• [Problem to solve]: It is required that the lines from the top of the listing through the line with "import seaborn as sns" be reproduced exactly, excluding pictures.
┌──
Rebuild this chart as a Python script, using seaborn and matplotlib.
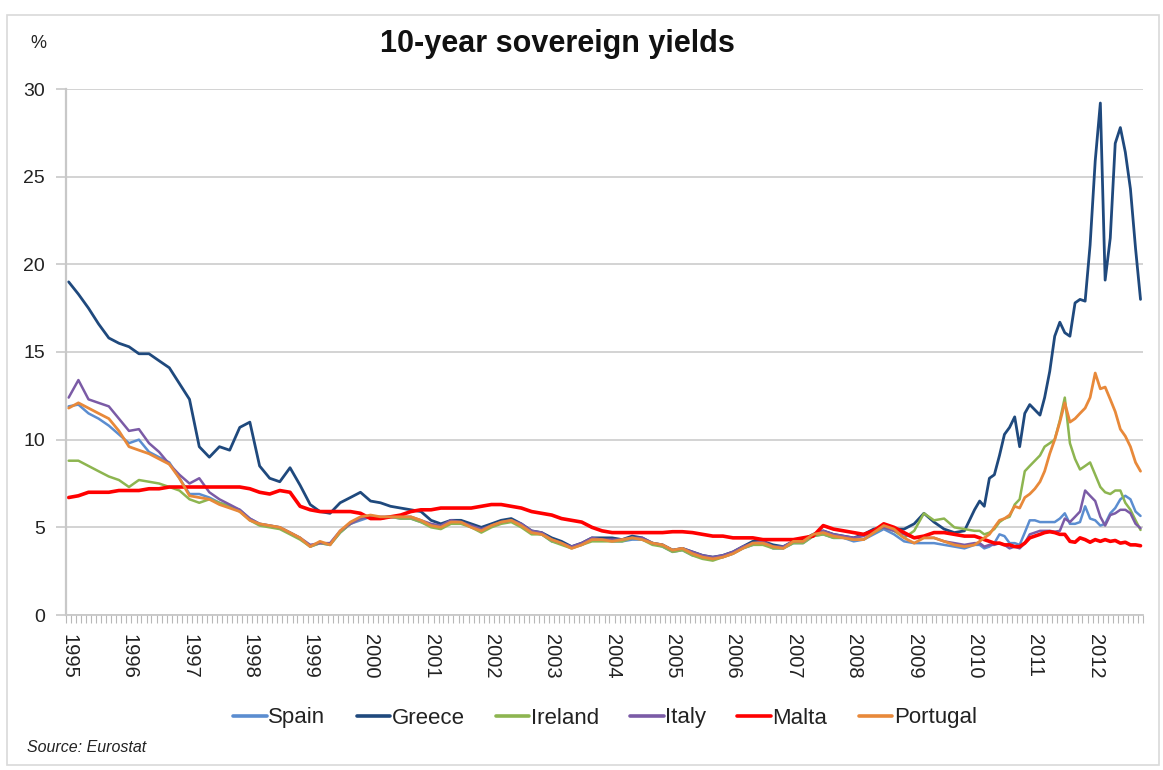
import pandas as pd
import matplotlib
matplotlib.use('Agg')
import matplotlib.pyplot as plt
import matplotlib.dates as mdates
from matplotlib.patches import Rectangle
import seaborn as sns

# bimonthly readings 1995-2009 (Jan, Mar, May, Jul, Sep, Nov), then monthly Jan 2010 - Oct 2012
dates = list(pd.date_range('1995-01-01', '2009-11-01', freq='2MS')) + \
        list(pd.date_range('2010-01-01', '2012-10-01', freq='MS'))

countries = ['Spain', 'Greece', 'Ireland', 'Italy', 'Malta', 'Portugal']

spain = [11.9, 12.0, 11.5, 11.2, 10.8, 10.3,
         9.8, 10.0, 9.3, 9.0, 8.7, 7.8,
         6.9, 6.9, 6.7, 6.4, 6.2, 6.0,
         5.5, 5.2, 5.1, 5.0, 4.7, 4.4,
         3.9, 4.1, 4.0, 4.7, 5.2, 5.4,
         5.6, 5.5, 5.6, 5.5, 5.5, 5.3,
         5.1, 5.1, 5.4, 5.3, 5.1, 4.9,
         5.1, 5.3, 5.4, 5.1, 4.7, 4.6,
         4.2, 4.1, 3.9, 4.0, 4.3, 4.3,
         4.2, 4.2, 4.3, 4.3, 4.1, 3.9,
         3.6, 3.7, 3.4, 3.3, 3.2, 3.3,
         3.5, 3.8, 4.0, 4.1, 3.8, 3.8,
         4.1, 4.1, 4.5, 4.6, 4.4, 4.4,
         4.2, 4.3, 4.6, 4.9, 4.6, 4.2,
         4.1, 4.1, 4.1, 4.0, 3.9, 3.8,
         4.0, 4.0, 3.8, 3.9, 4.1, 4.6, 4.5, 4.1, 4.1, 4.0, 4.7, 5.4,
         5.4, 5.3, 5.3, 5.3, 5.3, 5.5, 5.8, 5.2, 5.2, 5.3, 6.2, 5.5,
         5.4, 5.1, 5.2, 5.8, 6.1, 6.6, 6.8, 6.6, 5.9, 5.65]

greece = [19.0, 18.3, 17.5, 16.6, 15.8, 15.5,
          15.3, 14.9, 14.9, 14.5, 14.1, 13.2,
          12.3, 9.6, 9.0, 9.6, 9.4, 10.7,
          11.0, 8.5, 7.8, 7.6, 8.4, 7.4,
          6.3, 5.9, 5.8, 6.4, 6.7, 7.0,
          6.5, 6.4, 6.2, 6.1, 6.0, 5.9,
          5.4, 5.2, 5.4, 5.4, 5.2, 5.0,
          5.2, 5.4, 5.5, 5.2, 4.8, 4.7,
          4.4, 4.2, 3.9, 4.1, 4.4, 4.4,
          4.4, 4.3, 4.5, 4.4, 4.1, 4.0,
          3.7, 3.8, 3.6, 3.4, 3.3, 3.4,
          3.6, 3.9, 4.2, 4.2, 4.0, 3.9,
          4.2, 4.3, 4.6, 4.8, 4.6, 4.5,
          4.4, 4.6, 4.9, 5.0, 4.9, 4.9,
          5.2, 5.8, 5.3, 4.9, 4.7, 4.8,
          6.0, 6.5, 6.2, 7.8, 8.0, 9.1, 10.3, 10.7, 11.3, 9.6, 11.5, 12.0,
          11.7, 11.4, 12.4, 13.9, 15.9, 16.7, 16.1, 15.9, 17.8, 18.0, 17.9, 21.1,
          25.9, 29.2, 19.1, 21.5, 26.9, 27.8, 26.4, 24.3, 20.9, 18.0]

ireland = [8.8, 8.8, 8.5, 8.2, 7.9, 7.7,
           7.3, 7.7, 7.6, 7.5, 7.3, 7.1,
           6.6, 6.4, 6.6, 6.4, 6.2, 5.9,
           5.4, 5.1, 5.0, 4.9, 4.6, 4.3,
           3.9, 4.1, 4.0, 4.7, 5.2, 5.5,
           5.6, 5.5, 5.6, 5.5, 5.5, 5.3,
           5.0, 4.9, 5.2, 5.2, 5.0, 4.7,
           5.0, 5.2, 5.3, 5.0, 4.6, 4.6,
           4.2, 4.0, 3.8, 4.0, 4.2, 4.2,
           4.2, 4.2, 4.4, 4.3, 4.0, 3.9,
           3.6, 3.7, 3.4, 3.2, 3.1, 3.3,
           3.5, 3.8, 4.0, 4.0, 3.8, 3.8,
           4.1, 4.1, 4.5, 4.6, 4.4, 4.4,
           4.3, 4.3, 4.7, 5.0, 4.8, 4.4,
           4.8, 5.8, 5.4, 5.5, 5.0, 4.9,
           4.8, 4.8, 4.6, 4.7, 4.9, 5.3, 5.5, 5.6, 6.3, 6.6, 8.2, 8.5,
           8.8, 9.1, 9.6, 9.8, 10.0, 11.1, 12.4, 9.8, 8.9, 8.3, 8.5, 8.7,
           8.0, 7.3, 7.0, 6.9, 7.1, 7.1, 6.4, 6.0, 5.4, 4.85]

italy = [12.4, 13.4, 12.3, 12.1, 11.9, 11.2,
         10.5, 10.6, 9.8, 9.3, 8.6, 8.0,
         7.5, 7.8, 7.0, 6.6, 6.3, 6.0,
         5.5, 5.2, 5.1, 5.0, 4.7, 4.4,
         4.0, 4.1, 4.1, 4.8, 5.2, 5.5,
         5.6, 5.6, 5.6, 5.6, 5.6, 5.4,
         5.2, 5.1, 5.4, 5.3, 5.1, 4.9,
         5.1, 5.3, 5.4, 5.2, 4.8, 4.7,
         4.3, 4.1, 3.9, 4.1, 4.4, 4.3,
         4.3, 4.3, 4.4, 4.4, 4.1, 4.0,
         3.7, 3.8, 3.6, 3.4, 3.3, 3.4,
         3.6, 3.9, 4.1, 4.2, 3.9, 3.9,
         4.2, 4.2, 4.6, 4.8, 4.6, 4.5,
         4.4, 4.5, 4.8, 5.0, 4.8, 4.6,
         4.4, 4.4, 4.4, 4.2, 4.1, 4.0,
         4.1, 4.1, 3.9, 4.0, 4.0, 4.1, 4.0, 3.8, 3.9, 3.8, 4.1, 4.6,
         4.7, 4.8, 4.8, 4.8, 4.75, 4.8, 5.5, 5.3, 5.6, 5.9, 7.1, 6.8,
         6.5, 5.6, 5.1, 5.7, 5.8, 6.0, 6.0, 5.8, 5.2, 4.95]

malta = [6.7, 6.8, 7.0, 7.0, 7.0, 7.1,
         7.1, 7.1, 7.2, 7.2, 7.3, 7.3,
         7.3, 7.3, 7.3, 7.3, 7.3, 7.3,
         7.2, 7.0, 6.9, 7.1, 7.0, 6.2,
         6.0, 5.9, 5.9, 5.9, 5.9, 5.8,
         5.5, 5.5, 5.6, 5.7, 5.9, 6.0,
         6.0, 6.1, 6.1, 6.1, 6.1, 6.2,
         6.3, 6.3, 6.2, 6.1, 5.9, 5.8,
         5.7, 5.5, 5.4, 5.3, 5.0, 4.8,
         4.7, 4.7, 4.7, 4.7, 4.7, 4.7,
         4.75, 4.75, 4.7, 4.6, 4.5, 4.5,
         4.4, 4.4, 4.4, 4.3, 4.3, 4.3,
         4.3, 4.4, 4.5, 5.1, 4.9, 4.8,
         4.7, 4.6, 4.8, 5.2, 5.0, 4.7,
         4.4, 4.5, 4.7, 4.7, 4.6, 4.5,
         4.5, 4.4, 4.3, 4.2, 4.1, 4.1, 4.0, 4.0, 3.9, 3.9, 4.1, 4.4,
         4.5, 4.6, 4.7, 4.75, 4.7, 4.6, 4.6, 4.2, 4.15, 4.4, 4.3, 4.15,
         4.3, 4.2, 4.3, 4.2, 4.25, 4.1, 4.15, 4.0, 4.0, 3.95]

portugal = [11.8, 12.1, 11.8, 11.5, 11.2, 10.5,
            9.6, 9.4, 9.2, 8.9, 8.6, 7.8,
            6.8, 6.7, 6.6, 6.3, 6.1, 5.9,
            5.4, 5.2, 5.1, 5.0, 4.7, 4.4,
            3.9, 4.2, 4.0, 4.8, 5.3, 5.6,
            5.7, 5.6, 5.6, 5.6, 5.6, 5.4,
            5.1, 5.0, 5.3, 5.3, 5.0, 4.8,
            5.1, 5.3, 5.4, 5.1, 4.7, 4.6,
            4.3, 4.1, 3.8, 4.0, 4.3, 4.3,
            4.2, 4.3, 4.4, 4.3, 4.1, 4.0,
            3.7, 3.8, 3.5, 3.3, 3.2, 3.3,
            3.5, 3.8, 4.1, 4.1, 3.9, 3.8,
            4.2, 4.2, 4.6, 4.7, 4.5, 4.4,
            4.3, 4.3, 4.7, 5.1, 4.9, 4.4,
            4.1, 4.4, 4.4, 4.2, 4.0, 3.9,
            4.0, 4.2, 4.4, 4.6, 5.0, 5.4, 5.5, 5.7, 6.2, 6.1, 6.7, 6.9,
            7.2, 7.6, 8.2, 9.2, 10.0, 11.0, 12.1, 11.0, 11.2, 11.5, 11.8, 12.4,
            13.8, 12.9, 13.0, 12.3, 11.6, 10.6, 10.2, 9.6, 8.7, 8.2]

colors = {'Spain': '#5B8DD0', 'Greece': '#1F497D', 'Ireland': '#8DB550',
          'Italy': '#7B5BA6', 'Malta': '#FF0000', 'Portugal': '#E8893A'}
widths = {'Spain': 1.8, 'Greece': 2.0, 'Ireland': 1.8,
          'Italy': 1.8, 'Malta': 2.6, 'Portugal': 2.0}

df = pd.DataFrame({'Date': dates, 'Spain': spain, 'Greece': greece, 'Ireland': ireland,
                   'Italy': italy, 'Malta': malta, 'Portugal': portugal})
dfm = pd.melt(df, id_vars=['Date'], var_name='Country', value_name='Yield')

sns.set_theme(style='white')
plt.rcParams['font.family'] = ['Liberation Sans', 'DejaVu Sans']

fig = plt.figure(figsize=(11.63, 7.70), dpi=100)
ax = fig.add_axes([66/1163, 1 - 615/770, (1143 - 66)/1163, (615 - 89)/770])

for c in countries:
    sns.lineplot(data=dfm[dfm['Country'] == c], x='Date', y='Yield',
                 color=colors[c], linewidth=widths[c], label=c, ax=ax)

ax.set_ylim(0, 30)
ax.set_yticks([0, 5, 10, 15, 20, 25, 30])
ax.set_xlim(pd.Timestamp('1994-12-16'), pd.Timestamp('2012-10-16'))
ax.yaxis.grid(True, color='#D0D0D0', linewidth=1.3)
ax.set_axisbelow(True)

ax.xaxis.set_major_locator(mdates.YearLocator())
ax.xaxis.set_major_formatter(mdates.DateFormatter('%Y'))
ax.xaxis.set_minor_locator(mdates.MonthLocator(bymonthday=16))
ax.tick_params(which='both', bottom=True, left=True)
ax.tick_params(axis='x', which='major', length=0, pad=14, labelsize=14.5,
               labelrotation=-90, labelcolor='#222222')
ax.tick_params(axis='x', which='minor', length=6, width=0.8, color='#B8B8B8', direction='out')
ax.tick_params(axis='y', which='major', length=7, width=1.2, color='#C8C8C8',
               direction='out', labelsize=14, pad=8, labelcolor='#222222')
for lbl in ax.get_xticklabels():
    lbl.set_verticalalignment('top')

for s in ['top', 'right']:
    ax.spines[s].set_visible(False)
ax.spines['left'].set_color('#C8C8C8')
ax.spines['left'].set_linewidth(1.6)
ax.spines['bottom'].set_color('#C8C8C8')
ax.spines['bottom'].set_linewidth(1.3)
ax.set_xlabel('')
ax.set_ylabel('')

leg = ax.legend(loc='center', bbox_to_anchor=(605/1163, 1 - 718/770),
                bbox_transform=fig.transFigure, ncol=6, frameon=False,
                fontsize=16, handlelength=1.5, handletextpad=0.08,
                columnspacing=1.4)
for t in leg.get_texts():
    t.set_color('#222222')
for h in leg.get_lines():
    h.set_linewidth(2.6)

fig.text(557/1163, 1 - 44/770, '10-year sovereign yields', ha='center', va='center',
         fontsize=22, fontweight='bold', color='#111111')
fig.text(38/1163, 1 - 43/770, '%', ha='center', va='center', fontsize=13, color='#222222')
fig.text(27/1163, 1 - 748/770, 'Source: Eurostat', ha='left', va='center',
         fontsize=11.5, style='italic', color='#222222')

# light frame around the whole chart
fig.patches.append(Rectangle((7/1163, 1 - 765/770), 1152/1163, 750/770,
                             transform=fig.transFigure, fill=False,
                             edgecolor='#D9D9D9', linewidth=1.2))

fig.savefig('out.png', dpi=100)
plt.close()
└──
• [The reply]:
Rebuild this chart as a Python script, using seaborn and matplotlib.
import pandas as pd
import matplotlib
matplotlib.use('Agg')
import matplotlib.pyplot as plt
import matplotlib.dates as mdates
from matplotlib.patches import Rectangle
import seaborn as sns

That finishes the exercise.